Les représentants du site estiment qu'il a été créé pour répondre « au droit du public à être informé » ce qui ferait donc (d'après eux) de Marek un prisonnier politique. De nombreux posts publiés par des confrères soutiennent cette thèse. politicalprisoner.ca (prisonierpolitique.ca) a ainsi été créé pour contester les « injustices » infligées par le gouvernement canadien à Marek.

« Mark Marek a été réduit au silence, mais son héritage va continuer à vivre, » peut-on lire sur ce site. « Il croyait au droit du public d'être informé et n'a pas hésité à sacrifier sa vie et son bien-être pour faire respecter ce droit. »

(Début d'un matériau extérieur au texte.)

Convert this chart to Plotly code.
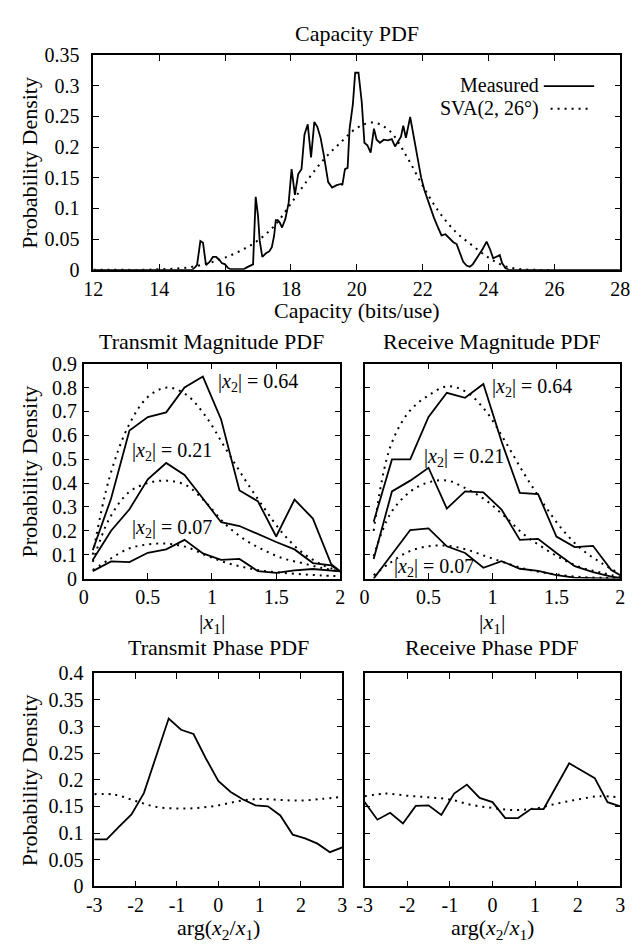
import plotly.graph_objects as go

W, H = 641, 950
FONT = "Liberation Serif"

# ---------------- data ----------------
cap_x = [12.0, 15.0, 15.1, 15.15, 15.25, 15.33, 15.42, 15.53, 15.63, 15.73, 15.83, 15.9, 16.0, 16.09, 16.17,
         16.56, 16.66, 16.8, 16.85, 16.93, 17.0, 17.05, 17.13, 17.24, 17.34, 17.42, 17.49, 17.54, 17.6, 17.66,
         17.73, 17.83, 17.93, 18.02, 18.12, 18.22, 18.32, 18.41, 18.51, 18.61, 18.71, 18.8, 18.9, 19.0, 19.13,
         19.25, 19.39, 19.52, 19.56, 19.64, 19.72, 19.78, 19.88, 19.95, 20.05, 20.15, 20.23, 20.32, 20.42, 20.52,
         20.6, 20.7, 20.82, 20.94, 21.06, 21.16, 21.26, 21.34, 21.41, 21.49, 21.62, 21.72, 21.85, 21.95, 22.05,
         22.15, 22.25, 22.34, 22.44, 22.57, 22.69, 22.78, 22.93, 23.03, 23.13, 23.23, 23.33, 23.43, 23.52, 23.67,
         23.82, 23.94, 24.04, 24.14, 24.24, 24.34, 24.41, 24.51, 24.61, 28.0]
cap_measured = [0, 0, 0.005, 0.008, 0.047, 0.044, 0.008, 0.013, 0.021, 0.021, 0.016, 0.011, 0.009, 0.003, 0.001,
                0.001, 0.004, 0.008, 0.009, 0.119, 0.088, 0.048, 0.021, 0.027, 0.030, 0.037, 0.056, 0.081, 0.081, 0.077,
                0.069, 0.083, 0.109, 0.164, 0.122, 0.156, 0.164, 0.22, 0.237, 0.183, 0.241, 0.233, 0.215, 0.186, 0.143,
                0.134, 0.138, 0.140, 0.138, 0.164, 0.166, 0.23, 0.27, 0.321, 0.321, 0.273, 0.207, 0.203, 0.191, 0.23,
                0.212, 0.207, 0.212, 0.211, 0.213, 0.201, 0.209, 0.217, 0.235, 0.215, 0.249, 0.22, 0.183, 0.151, 0.130,
                0.114, 0.098, 0.085, 0.072, 0.056, 0.058, 0.053, 0.045, 0.042, 0.027, 0.013, 0.007, 0.005, 0.009, 0.021,
                0.034, 0.046, 0.034, 0.019, 0.021, 0.024, 0.011, 0.003, 0, 0]

sva_cap_x = [12, 12.5, 13, 13.5, 14, 14.5, 15, 15.5, 16, 16.5, 17, 17.5, 18, 18.5, 19, 19.5, 20, 20.5, 21,
             21.5, 22, 22.5, 23, 23.5, 24, 24.5, 25, 25.5, 26]
sva_cap = [0, 0, 0, 0, 0.001, 0.002, 0.005, 0.011, 0.02, 0.032, 0.048, 0.072, 0.108, 0.146, 0.18, 0.207,
           0.231, 0.24, 0.226, 0.186, 0.137, 0.094, 0.062, 0.04, 0.02, 0.006, 0.001, 0, 0]

mag_x = [0.071, 0.214, 0.357, 0.5, 0.643, 0.786, 0.929, 1.071, 1.214, 1.357, 1.5, 1.643, 1.786, 1.929, 2.0]
tx_mag_064 = [0.119, 0.335, 0.62, 0.676, 0.696, 0.80, 0.846, 0.666, 0.369, 0.324, 0.176, 0.331, 0.251, 0.06, 0.03]
tx_mag_021 = [0.078, 0.20, 0.29, 0.416, 0.484, 0.434, 0.335, 0.236, 0.22, 0.186, 0.153, 0.122, 0.065, 0.055, 0.03]
tx_mag_007 = [0.031, 0.072, 0.069, 0.108, 0.122, 0.162, 0.105, 0.078, 0.082, 0.031, 0.024, 0.034, 0.04, 0.035, 0.03]

rx_mag_064 = [0.238, 0.499, 0.499, 0.677, 0.778, 0.757, 0.815, 0.574, 0.359, 0.354, 0.176, 0.132, 0.137, 0.036, 0.014]
rx_mag_021 = [0.082, 0.365, 0.41, 0.464, 0.293, 0.365, 0.361, 0.289, 0.162, 0.166, 0.107, 0.052, 0.027, 0.008, 0.003]
rx_mag_007 = [0.0, 0.10, 0.203, 0.21, 0.135, 0.107, 0.045, 0.073, 0.041, 0.032, 0.014, 0.004, 0.001, 0.0, 0.0]

sva_mag_x = [0.071, 0.2, 0.35, 0.5, 0.65, 0.8, 0.95, 1.1, 1.25, 1.4, 1.55, 1.7, 1.85, 2.0]
tx_sva_064 = [0.10, 0.42, 0.64, 0.76, 0.80, 0.77, 0.68, 0.55, 0.42, 0.30, 0.19, 0.11, 0.06, 0.03]
tx_sva_021 = [0.07, 0.25, 0.36, 0.40, 0.41, 0.39, 0.32, 0.23, 0.165, 0.12, 0.085, 0.065, 0.045, 0.03]
tx_sva_007 = [0.035, 0.08, 0.125, 0.143, 0.146, 0.132, 0.098, 0.068, 0.047, 0.032, 0.024, 0.018, 0.013, 0.01]
rx_sva_064 = [0.20, 0.55, 0.70, 0.767, 0.805, 0.78, 0.70, 0.574, 0.437, 0.313, 0.203, 0.121, 0.066, 0.018]
rx_sva_021 = [0.093, 0.27, 0.361, 0.403, 0.41, 0.375, 0.327, 0.258, 0.183, 0.128, 0.08, 0.045, 0.025, 0.005]
rx_sva_007 = [0.014, 0.066, 0.114, 0.135, 0.137, 0.121, 0.093, 0.066, 0.041, 0.025, 0.014, 0.006, 0.003, 0.002]

ph_x = [-3.0, -2.7, -2.4, -2.1, -1.8, -1.5, -1.2, -0.9, -0.6, -0.3, 0.0, 0.3, 0.6, 0.9, 1.2, 1.5, 1.8, 2.1, 2.4, 2.7, 3.0]
tx_phase = [0.088, 0.088, 0.112, 0.135, 0.175, 0.245, 0.315, 0.294, 0.286, 0.24, 0.198, 0.177, 0.163, 0.152,
            0.15, 0.133, 0.097, 0.09, 0.08, 0.064, 0.073]
rx_phase = [0.158, 0.125, 0.138, 0.118, 0.151, 0.152, 0.134, 0.174, 0.191, 0.166, 0.158, 0.128, 0.128, 0.145,
            0.145, 0.189, 0.231, 0.217, 0.203, 0.158, 0.15]
sva_ph_x = [-3, -2.5, -2, -1.5, -1, -0.5, 0, 0.5, 1, 1.5, 2, 2.5, 3]
tx_sva_phase = [0.173, 0.172, 0.16, 0.149, 0.146, 0.147, 0.152, 0.16, 0.164, 0.162, 0.161, 0.164, 0.168]
rx_sva_phase = [0.169, 0.174, 0.17, 0.167, 0.163, 0.153, 0.147, 0.143, 0.146, 0.155, 0.163, 0.169, 0.167]

cap_ticks = [12, 14, 16, 18, 20, 22, 24, 26, 28]
cap_yticks = [0, 0.05, 0.1, 0.15, 0.2, 0.25, 0.3, 0.35]
mag_ticks = [0, 0.5, 1, 1.5, 2]
mag_yticks = [0, 0.1, 0.2, 0.3, 0.4, 0.5, 0.6, 0.7, 0.8, 0.9]
ph_ticks = [-3, -2, -1, 0, 1, 2, 3]
ph_ticklabels = ["-3", "-2", "-1", "0", "1", "2", "3"]
ph_yticks = [0, 0.05, 0.1, 0.15, 0.2, 0.25, 0.3, 0.35, 0.4]

# ---------------- layout helpers ----------------
def xd(a, b):
    return [a / W, b / W]

def yd(top, bot):
    return [1 - bot / H, 1 - top / H]

panels = {
    "1": dict(x=(86, 630), y=(45, 265)),
    "2": dict(x=(76, 341), y=(361, 581)),
    "3": dict(x=(366, 630), y=(361, 581)),
    "4": dict(x=(87, 343), y=(678, 896)),
    "5": dict(x=(366, 630), y=(678, 896)),
}

fig = go.Figure()
solid = dict(color="black", width=1.8)
dotted = dict(color="black", width=2, dash="2px,5px")

def add(x, y, ax, line, shape="linear"):
    fig.add_trace(go.Scatter(x=x, y=y, mode="lines", line=dict(**line, shape=shape),
                             xaxis="x" + ("" if ax == "1" else ax),
                             yaxis="y" + ("" if ax == "1" else ax),
                             showlegend=False, hoverinfo="skip"))

add(sva_cap_x, sva_cap, "1", dotted, shape="spline")
add(cap_x, cap_measured, "1", solid)

for ys in (tx_sva_064, tx_sva_021, tx_sva_007):
    add(sva_mag_x, ys, "2", dotted, shape="spline")
for ys in (tx_mag_064, tx_mag_021, tx_mag_007):
    add(mag_x, ys, "2", solid)
for ys in (rx_sva_064, rx_sva_021, rx_sva_007):
    add(sva_mag_x, ys, "3", dotted, shape="spline")
for ys in (rx_mag_064, rx_mag_021, rx_mag_007):
    add(mag_x, ys, "3", solid)

add(sva_ph_x, tx_sva_phase, "4", dotted, shape="spline")
add(ph_x, tx_phase, "4", solid)
add(sva_ph_x, rx_sva_phase, "5", dotted, shape="spline")
add(ph_x, rx_phase, "5", solid)

tickfont = dict(family=FONT, size=20, color="black")
common = dict(showline=True, linecolor="black", linewidth=1.5, mirror="ticks", ticks="inside",
              ticklen=6, tickwidth=1.3, tickcolor="black", showgrid=False, zeroline=False,
              tickfont=tickfont)

ax_specs = {
    "1": dict(xr=[12, 28], xt=cap_ticks, xl=[str(t) for t in cap_ticks], yr=[0, 0.35], yt=cap_yticks, showy=True, ysd=8),
    "2": dict(xr=[0, 2], xt=mag_ticks, xl=["0", "0.5", "1", "1.5", "2"], yr=[0, 0.9], yt=mag_yticks, showy=True, ysd=1),
    "3": dict(xr=[0, 2], xt=mag_ticks, xl=["0", "0.5", "1", "1.5", "2"], yr=[0, 0.9], yt=mag_yticks, showy=False, ysd=1),
    "4": dict(xr=[-3, 3], xt=ph_ticks, xl=ph_ticklabels, yr=[0, 0.4], yt=ph_yticks, showy=True, ysd=5),
    "5": dict(xr=[-3, 3], xt=ph_ticks, xl=ph_ticklabels, yr=[0, 0.4], yt=ph_yticks, showy=False, ysd=5),
}

layout_axes = {}
for k, p in panels.items():
    s = ax_specs[k]
    suf = "" if k == "1" else k
    layout_axes["xaxis" + suf] = dict(common, domain=xd(*p["x"]), range=s["xr"], tickmode="array",
                                      tickvals=s["xt"], ticktext=s["xl"], anchor="y" + suf,
                                      ticklabelstandoff=0)
    layout_axes["yaxis" + suf] = dict(common, domain=yd(*p["y"]), range=s["yr"], tickmode="array",
                                      tickvals=s["yt"], ticktext=[("%g" % v) for v in s["yt"]],
                                      showticklabels=s["showy"], anchor="x" + suf,
                                      ticklabelstandoff=s["ysd"])

ann = []
def text(x, y, t, size=22, xanchor="center", yanchor="middle", angle=0, xref="paper", yref="paper"):
    ann.append(dict(x=x, y=y, xref=xref, yref=yref, text=t, showarrow=False, xanchor=xanchor,
                    yanchor=yanchor, textangle=angle, borderpad=0,
                    font=dict(family=FONT, size=size, color="black")))

def px(xp, yp):
    return xp / W, 1 - yp / H

# subplot titles
for t, xc, yc in [("Capacity PDF", 358, 23), ("Transmit Magnitude PDF", 208, 338),
                  ("Receive Magnitude PDF", 498, 338), ("Transmit Phase PDF", 215, 652),
                  ("Receive Phase PDF", 498, 652)]:
    text(*px(xc, yc), t)

# axis titles
text(*px(358, 307), "Capacity (bits/use)")
text(*px(208, 626), "|<i>x</i><sub>1</sub>|")
text(*px(498, 626), "|<i>x</i><sub>1</sub>|")
text(*px(215, 940), "arg(<i>x</i><sub>2</sub>/<i>x</i><sub>1</sub>)")
text(*px(498, 940), "arg(<i>x</i><sub>2</sub>/<i>x</i><sub>1</sub>)")
for yc in (155, 471, 787):
    text(*px(20, yc), "Probability Density", angle=-90)

# legend
text(*px(547, 76), "Measured", xanchor="right", size=20)
text(*px(547, 100), "SVA(2, 26°)", xanchor="right", size=20)

# curve labels
lab = "|<i>x</i><sub>2</sub>| = %s"
for xv, yv, v, ax in [(1.04, 0.82, "0.64", "2"), (0.37, 0.53, "0.21", "2"), (0.37, 0.21, "0.07", "2"),
                      (0.99, 0.80, "0.64", "3"), (0.46, 0.505, "0.21", "3"), (0.22, 0.045, "0.07", "3")]:
    text(xv, yv, lab % v, size=20, xanchor="left", xref="x" + ax, yref="y" + ax)

shapes = [
    dict(type="line", xref="paper", yref="paper", x0=551 / W, x1=603 / W, y0=1 - 77 / H, y1=1 - 77 / H,
         line=dict(color="black", width=1.8)),
    dict(type="line", xref="paper", yref="paper", x0=558 / W, x1=600 / W, y0=1 - 100 / H, y1=1 - 100 / H,
         line=dict(color="black", width=2, dash="2px,5px")),
]

fig.update_layout(width=W, height=H, margin=dict(l=0, r=0, t=0, b=0), paper_bgcolor="white",
                  plot_bgcolor="white", annotations=ann, shapes=shapes, showlegend=False,
                  font=dict(family=FONT, color="black"), **layout_axes)

fig.write_html("out.html")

« J'ai vu une vidéo qui mettait, potentiellement, en scène un crime horrible. J'avais alors deux potions : soit l'ignorer et risquer qu'une autre personne subisse le même sort, ou bien faire quelque chose et voir si on pouvait mettre le coupable hors d'état de nuire, » expliquait Marek à CTV.

Marek a déclaré dans une interview que l'Obscenity Act, selon lequel il a été condamné, « est trop grossièrement défini. » Les sections du Code pénal pour lesquelles Marek a plaidé coupable datent des années 1940 — une époque à laquelle deux garçons avaient été condamnés pour des « bandes dessinées criminelles ».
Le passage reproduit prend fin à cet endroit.